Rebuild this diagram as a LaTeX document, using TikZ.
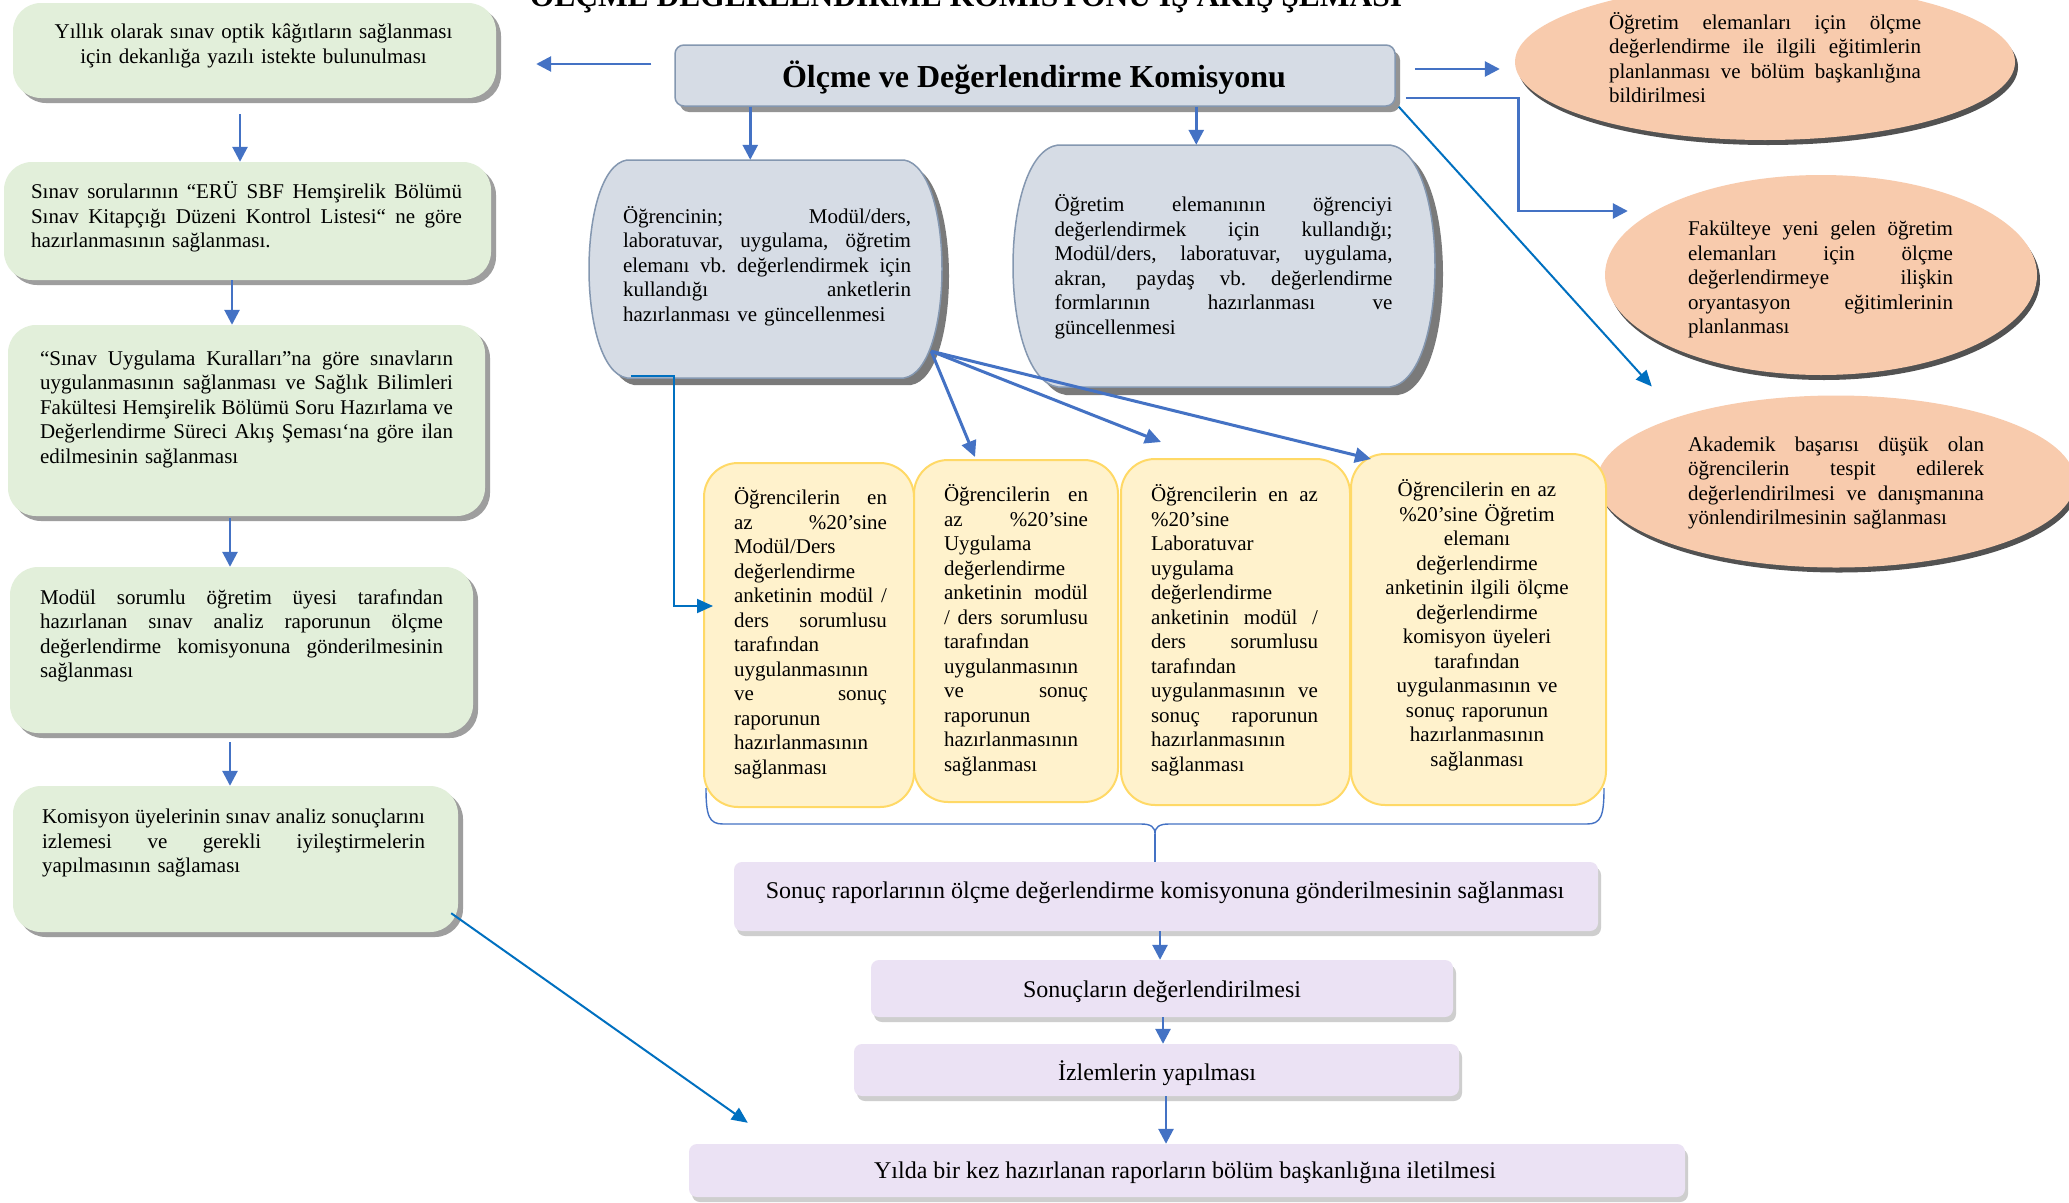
\documentclass[tikz,border=0pt]{standalone}
\usepackage{fontspec}
\setmainfont{Liberation Serif}
\usetikzlibrary{arrows.meta,calc,shapes.geometric,shadows}

\definecolor{grnfill}{HTML}{E2EFDA}
\definecolor{bluegray}{HTML}{D6DCE5}
\definecolor{bgedge}{HTML}{8497B0}
\definecolor{yelfill}{HTML}{FFF2CC}
\definecolor{yeledge}{HTML}{FFD966}
\definecolor{orgfill}{HTML}{F8CBAD}
\definecolor{lilac}{HTML}{EBE2F4}
\definecolor{arrblue}{HTML}{4472C4}
\definecolor{arrdark}{HTML}{0070C0}

% body text, struts for the first and last line of a block
\newcommand{\bodyfont}{\fontsize{21}{24.5}\selectfont}
\newcommand{\tstr}{\rule{0pt}{19pt}}
\newcommand{\bstr}{\rule[-6pt]{0pt}{6pt}}
% one justified line: the word spaces share out the free room evenly
\newcommand{\jwid}{0pt}
\newcommand{\jl}[1]{\leavevmode\hbox to \jwid{\spaceskip=0.25em plus 1fil\relax
  \xspaceskip=0.25em plus 1fil\relax #1}}

% barrel outline: style, x0, y0, x1, y1, side depth
\newcommand{\barrelshape}[6]{%
  \path[#1] (#2+#6,#3) -- (#4-#6,#3)
    .. controls (#4+#6/3,#3+8) and (#4+#6/3,#5-8) .. (#4-#6,#5)
    -- (#2+#6,#5)
    .. controls (#2-#6/3,#5-8) and (#2-#6/3,#3+8) .. cycle;}

\tikzset{
  gbox/.style={rectangle, rounded corners=28pt, fill=grnfill, inner sep=0pt,
    drop shadow={shadow xshift=5pt, shadow yshift=-5pt, fill=black!38, opacity=1}},
  kbox/.style={rectangle, rounded corners=9pt, fill=bluegray, draw=bgedge, line width=1.5pt, inner sep=0pt,
    drop shadow={shadow xshift=5pt, shadow yshift=-6pt, fill=black!42, opacity=1}},
  ybox/.style={rectangle, rounded corners=34pt, fill=yelfill, draw=yeledge, line width=2pt, inner sep=0pt},
  ebox/.style={ellipse, fill=orgfill, inner sep=0pt,
    drop shadow={shadow xshift=3pt, shadow yshift=-5pt, fill=black!68, opacity=1}},
  pbox/.style={rectangle, rounded corners=8pt, fill=lilac, inner sep=0pt,
    drop shadow={shadow xshift=3pt, shadow yshift=-5pt, fill=black!35, opacity=.55}},
  hold/.style={rectangle, inner sep=0pt},
  jtext/.style={font=\bodyfont, align=left, inner sep=0pt, text width=#1},
  ctext/.style={font=\bodyfont, align=center, inner sep=0pt},
  arr/.style={draw=arrblue, line width=2.7pt, -{Triangle[length=15pt,width=15pt]}},
  fan/.style={draw=arrblue, line width=3pt, -{Triangle[length=16pt,width=15pt]}},
  arrd/.style={draw=arrdark, line width=2pt, -{Triangle[length=16pt,width=14pt]}},
  brace/.style={draw=arrblue, line width=1.4pt},
}

\begin{document}
\begin{tikzpicture}[x=1pt, y=-1pt]
\useasboundingbox (0,0) rectangle (2069,1202);
\fill[white] (0,0) rectangle (2069,1202);

% heading
\node[font=\bfseries\fontsize{31.5}{36}\selectfont, anchor=base, inner sep=0pt] (title) at (966,6)
  {ÖLÇME DEĞERLENDİRME KOMİSYONU İŞ AKIŞ ŞEMASI};

% commission
\node[kbox, minimum width=720pt, minimum height=61pt] (k) at (1035,75.5) {};
\node[font=\bfseries\fontsize{32}{36}\selectfont, anchor=base, inner sep=0pt] (kt) at (1034,87)
  {Ölçme ve Değerlendirme Komisyonu};

% left column
\node[gbox, minimum width=483pt, minimum height=95pt] (g1) at (254.5,50.5) {};
\node[gbox, minimum width=487pt, minimum height=118pt] (g2) at (247.5,221) {};
\node[gbox, minimum width=477pt, minimum height=191pt] (g3) at (246.5,420.5) {};
\node[gbox, minimum width=463pt, minimum height=166pt] (g4) at (241.5,650) {};
\node[gbox, minimum width=445pt, minimum height=146pt] (g5) at (235.5,859) {};

\node[ctext, text width=430pt] (g1t) at (253.5,44.5)
  {\tstr Yıllık olarak sınav optik kâğıtların sağlanması\\ için dekanlığa yazılı istekte bulunulması\bstr};
\def\jwid{431pt}
\node[jtext=431pt] (g2t) at (246.5,216.5)
  {\tstr\jl{Sınav sorularının “ERÜ SBF Hemşirelik Bölümü}\\
   \jl{Sınav Kitapçığı Düzeni Kontrol Listesi“ ne göre}\\
   hazırlanmasının sağlanması.\bstr};
\def\jwid{413pt}
\node[jtext=413pt] (g3t) at (246.5,407.5)
  {\tstr\jl{“Sınav Uygulama Kuralları”na göre sınavların}\\
   \jl{uygulanmasının sağlanması ve Sağlık Bilimleri}\\
   \jl{Fakültesi Hemşirelik Bölümü Soru Hazırlama ve}\\
   \jl{Değerlendirme Süreci Akış Şeması‘na göre ilan}\\
   edilmesinin sağlanması\bstr};
\def\jwid{403pt}
\node[jtext=403pt] (g4t) at (241.5,634.5)
  {\tstr\jl{Modül sorumlu öğretim üyesi tarafından}\\
   \jl{hazırlanan sınav analiz raporunun ölçme}\\
   \jl{değerlendirme komisyonuna gönderilmesinin}\\
   sağlanması\bstr};
\def\jwid{383pt}
\node[jtext=383pt] (g5t) at (233.5,841.5)
  {\tstr\jl{Komisyon üyelerinin sınav analiz sonuçlarını}\\
   \jl{izlemesi ve gerekli iyileştirmelerin}\\
   yapılmasının sağlaması\bstr};

% survey and form boxes
\node[hold, minimum width=353pt, minimum height=218pt] (b1) at (765.5,269) {};
\node[hold, minimum width=422pt, minimum height=242pt] (b2) at (1224,266) {};
\barrelshape{fill=black!52}{596}{167}{949}{385}{38}
\barrelshape{fill=bluegray, draw=bgedge, line width=1.5pt}{589}{160}{942}{378}{38}
\barrelshape{fill=black!52}{1021}{153}{1443}{395}{45}
\barrelshape{fill=bluegray, draw=bgedge, line width=1.5pt}{1013}{145}{1435}{387}{45}

\def\jwid{288pt}
\node[jtext=288pt] (b1t) at (767,265.5)
  {\tstr\jl{Öğrencinin; Modül/ders,}\\
   \jl{laboratuvar, uygulama, öğretim}\\
   \jl{elemanı vb. değerlendirmek için}\\
   \jl{kullandığı anketlerin}\\
   hazırlanması ve güncellenmesi\bstr};
\def\jwid{338pt}
\node[jtext=338pt] (b2t) at (1223.5,266.5)
  {\tstr\jl{Öğretim elemanının öğrenciyi}\\
   \jl{değerlendirmek için kullandığı;}\\
   \jl{Modül/ders, laboratuvar, uygulama,}\\
   \jl{akran, paydaş vb. değerlendirme}\\
   \jl{formlarının hazırlanması ve}\\
   güncellenmesi\bstr};

% planning ellipses
\node[ebox, minimum width=500pt, minimum height=156pt] (e1) at (1765,62) {};
\node[ebox, minimum width=432pt, minimum height=200pt] (e2) at (1821,275) {};
\node[ebox, minimum width=478pt, minimum height=172pt] (e3) at (1836,481.5) {};

\def\jwid{312pt}
\node[jtext=312pt] (e1t) at (1765,59.5)
  {\tstr\jl{Öğretim elemanları için ölçme}\\
   \jl{değerlendirme ile ilgili eğitimlerin}\\
   \jl{planlanması ve bölüm başkanlığına}\\
   bildirilmesi\bstr};
\def\jwid{265pt}
\node[jtext=265pt] (e2t) at (1820.5,278)
  {\tstr\jl{Fakülteye yeni gelen öğretim}\\
   \jl{elemanları için ölçme}\\
   \jl{değerlendirmeye ilişkin}\\
   \jl{oryantasyon eğitimlerinin}\\
   planlanması\bstr};
\def\jwid{296pt}
\node[jtext=296pt] (e3t) at (1836,481.5)
  {\tstr\jl{Akademik başarısı düşük olan}\\
   \jl{öğrencilerin tespit edilerek}\\
   \jl{değerlendirilmesi ve danışmanına}\\
   yönlendirilmesinin sağlanması\bstr};

% survey application boxes
\node[ybox, minimum width=210pt, minimum height=344pt] (y1) at (809,635) {};
\node[ybox, minimum width=204pt, minimum height=342pt] (y2) at (1016,631) {};
\node[ybox, minimum width=229pt, minimum height=346pt] (y3) at (1235.5,632) {};
\node[ybox, minimum width=255pt, minimum height=351pt] (y4) at (1478.5,629.5) {};

\def\jwid{153pt}
\node[jtext=153pt] (y1t) at (810.5,633)
  {\tstr\jl{Öğrencilerin en}\\ \jl{az \%20’sine}\\ Modül/Ders\\ değerlendirme\\
   \jl{anketinin modül /}\\ \jl{ders sorumlusu}\\ tarafından\\ uygulanmasının\\
   \jl{ve sonuç}\\ raporunun\\ hazırlanmasının\\ sağlanması\bstr};
\def\jwid{144pt}
\node[jtext=144pt] (y2t) at (1016,630)
  {\tstr\jl{Öğrencilerin en}\\ \jl{az \%20’sine}\\ Uygulama\\ değerlendirme\\
   \jl{anketinin modül}\\ \jl{/ ders sorumlusu}\\ tarafından\\ uygulanmasının\\
   \jl{ve sonuç}\\ raporunun\\ hazırlanmasının\\ sağlanması\bstr};
\def\jwid{167pt}
\node[jtext=167pt] (y3t) at (1234.5,630)
  {\tstr\jl{Öğrencilerin en az}\\ \%20’sine\\ Laboratuvar\\ uygulama\\ değerlendirme\\
   \jl{anketinin modül /}\\ \jl{ders sorumlusu}\\ tarafından\\ \jl{uygulanmasının ve}\\
   \jl{sonuç raporunun}\\ hazırlanmasının\\ sağlanması\bstr};
\node[ctext, text width=250pt] (y4t) at (1477,625)
  {\tstr Öğrencilerin en az\\ \%20’sine Öğretim\\ elemanı\\ değerlendirme\\
   anketinin ilgili ölçme\\ değerlendirme\\ komisyon üyeleri\\ tarafından\\
   uygulanmasının ve\\ sonuç raporunun\\ hazırlanmasının\\ sağlanması\bstr};

% reporting chain
\node[pbox, minimum width=864pt, minimum height=69pt] (p1) at (1166,896.5) {};
\node[pbox, minimum width=582pt, minimum height=57pt] (p2) at (1162,988.5) {};
\node[pbox, minimum width=605pt, minimum height=52pt] (p3) at (1156.5,1070) {};
\node[pbox, minimum width=996pt, minimum height=53pt] (p4) at (1187,1170.5) {};

\node[font=\fontsize{24}{28}\selectfont, anchor=base, inner sep=0pt] (p1t) at (1165,898)
  {Sonuç raporlarının ölçme değerlendirme komisyonuna gönderilmesinin sağlanması};
\node[font=\fontsize{24}{28}\selectfont, anchor=base, inner sep=0pt] (p2t) at (1162,997)
  {Sonuçların değerlendirilmesi};
\node[font=\fontsize{24}{28}\selectfont, anchor=base, inner sep=0pt] (p3t) at (1157,1080)
  {İzlemlerin yapılması};
\node[font=\fontsize{24}{28}\selectfont, anchor=base, inner sep=0pt] (p4t) at (1185,1178)
  {Yılda bir kez hazırlanan raporların bölüm başkanlığına iletilmesi};

% connectors from the commission
\draw[arr] ([xshift=-23pt,yshift=11.5pt]k.west) -- ([xshift=40pt,yshift=-13.5pt]g1.east);
\draw[arr] ([xshift=19pt,yshift=6.5pt]k.east) -- ([xshift=-15pt,yshift=-7pt]e1.west);
\draw[arr] ([xshift=10pt,yshift=-22.5pt]k.east) -- ++(113,0) |- ([xshift=23pt,yshift=64pt]e2.west);
\draw[arrd] ([xshift=3pt]k.south east) -- ([xshift=55pt,yshift=95pt]e3.west);
\draw[arr] ([xshift=76pt]k.south west) -- ([xshift=76pt]k.south west |- b1.north);
\draw[arr] ([xshift=522pt]k.south west) -- ([xshift=522pt]k.south west |- b2.north);

% survey box to its applications
\draw[arrd] ([xshift=42pt,yshift=2pt]b1.south west) -- ++(43,0) |- ([xshift=10pt,yshift=29pt]y1.west);
\draw[fan] ([xshift=-11pt,yshift=27pt]b1.south east) -- ([xshift=-41pt,yshift=2pt]y2.north);
\draw[fan] ([xshift=-11pt,yshift=27pt]b1.south east) -- ([xshift=-74.5pt,yshift=16pt]y3.north);
\draw[fan] ([xshift=-11pt,yshift=27pt]b1.south east) -- ([xshift=21pt,yshift=-6pt]y4.north west);

% left column chain
\draw[arr] ([xshift=-14.5pt,yshift=-16pt]g1.south) -- ([xshift=-14.5pt]g1.south |- g2.north);
\draw[arr] ([xshift=-15.5pt]g2.south) -- ([xshift=-15.5pt]g2.south |- g3.north);
\draw[arr] ([xshift=-16.5pt,yshift=-2pt]g3.south) -- ([xshift=-16.5pt]g3.south |- g4.north);
\draw[arr] ([xshift=-11.5pt,yshift=-9pt]g4.south) -- ([xshift=-11.5pt]g4.south |- g5.north);
\draw[arrd] ([xshift=-7pt,yshift=19pt]g5.south east) -- ([xshift=59pt,yshift=21pt]p4.north west);

% brace gathering the four applications
\coordinate (brL) at ([xshift=3pt,yshift=20pt]y1.south west);
\coordinate (brR) at ([xshift=-3pt,yshift=18pt]y4.south east);
\coordinate (brT) at ($(brL)!0.5!(brR)+(0,46)$);
\draw[brace] (brL) .. controls +(0,28) and +(-14,0) .. ($(brL)+(17,36)$)
  -- ($(brT)+(-14,-10)$) .. controls +(10,0) and +(0,-7) .. (brT)
  .. controls +(0,-7) and +(-10,0) .. ($(brT)+(14,-10)$)
  -- ($(brR)+(-17,36)$) .. controls +(14,0) and +(0,28) .. (brR);
\draw[brace] (brT) -- (brT |- p1.north);

% reporting chain arrows
\draw[arr] ([xshift=-6pt]p1.south) -- ([xshift=-6pt]p1.south |- p2.north);
\draw[arr] ([xshift=1pt]p2.south) -- ([xshift=1pt]p2.south |- p3.north);
\draw[arr] ([xshift=9.5pt]p3.south) -- ([xshift=9.5pt]p3.south |- p4.north);
\end{tikzpicture}
\end{document}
------------------------------
EXERCISE DESCRIPTION: Leave out the pictures. Transcribe only the lines above, from the first through the one that contains "controls (#2-#6/3,#5-8) and".

WRITTEN ANSWER:
Rebuild this diagram as a LaTeX document, using TikZ.
\documentclass[tikz,border=0pt]{standalone}
\usepackage{fontspec}
\setmainfont{Liberation Serif}
\usetikzlibrary{arrows.meta,calc,shapes.geometric,shadows}

\definecolor{grnfill}{HTML}{E2EFDA}
\definecolor{bluegray}{HTML}{D6DCE5}
\definecolor{bgedge}{HTML}{8497B0}
\definecolor{yelfill}{HTML}{FFF2CC}
\definecolor{yeledge}{HTML}{FFD966}
\definecolor{orgfill}{HTML}{F8CBAD}
\definecolor{lilac}{HTML}{EBE2F4}
\definecolor{arrblue}{HTML}{4472C4}
\definecolor{arrdark}{HTML}{0070C0}

% body text, struts for the first and last line of a block
\newcommand{\bodyfont}{\fontsize{21}{24.5}\selectfont}
\newcommand{\tstr}{\rule{0pt}{19pt}}
\newcommand{\bstr}{\rule[-6pt]{0pt}{6pt}}
% one justified line: the word spaces share out the free room evenly
\newcommand{\jwid}{0pt}
\newcommand{\jl}[1]{\leavevmode\hbox to \jwid{\spaceskip=0.25em plus 1fil\relax
  \xspaceskip=0.25em plus 1fil\relax #1}}

% barrel outline: style, x0, y0, x1, y1, side depth
\newcommand{\barrelshape}[6]{%
  \path[#1] (#2+#6,#3) -- (#4-#6,#3)
    .. controls (#4+#6/3,#3+8) and (#4+#6/3,#5-8) .. (#4-#6,#5)
    -- (#2+#6,#5)
    .. controls (#2-#6/3,#5-8) and (#2-#6/3,#3+8) .. cycle;}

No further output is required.